A perfect square trinomial is a special type of quadratic expression that can be written as the square of a binomial. In general, a perfect square trinomial has the form \( a^2 + 2ab + b^2 \), which is equivalent to \( (a+b)^2 \). It's made up of three terms: the squares of two terms and twice the product of the two terms.

One of the keys to recognizing a perfect square trinomial is to note the relationship between its terms. For example, the expression \( x^2 - 2ax + a^2 \) represents a perfect square trinomial since \( a^2 \) is the square of \( a \) and \( 2ax \) is twice the product of the \( x \) and \( a \). When we factor a perfect square trinomial, the result is a binomial squared.
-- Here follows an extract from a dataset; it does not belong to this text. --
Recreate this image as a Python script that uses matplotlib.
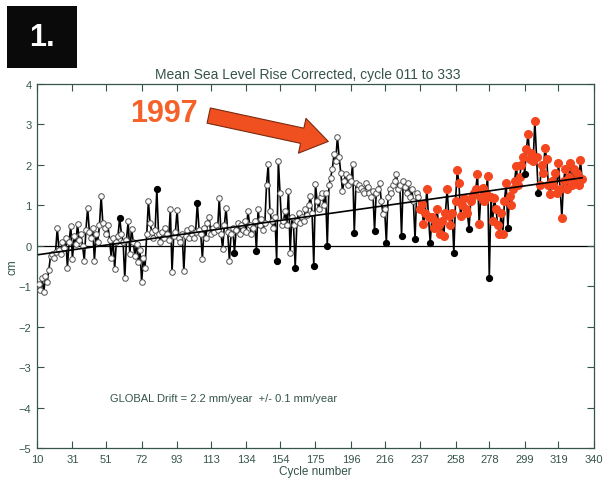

In our exercise, \( x^2 - 2ax + a^2 \) factors to \( (x-a)^2 \).

Simplifying Rational Expressions

Simplifying rational expressions involves rewriting them in the most reduced form by eliminating common factors from the numerator and the denominator. The key steps are to factor both the numerator and the denominator and then to reduce any common factors that appear in both.

For example, when simplifying the expression \( \frac{x^3 - a^2 x}{x^2 - 2ax + a^2} \), we first factor out an \( x \) from the numerator and recognize the denominator as a perfect square trinomial \( (x-a)^2 \). After factoring, we look for common terms in the numerator and the denominator that can be canceled out. By canceling out the common \( x-a \) terms, we are simplifying the rational expression to its lowest terms, resulting in the final simplified expression \( \frac{x(x+a)}{x-a} \).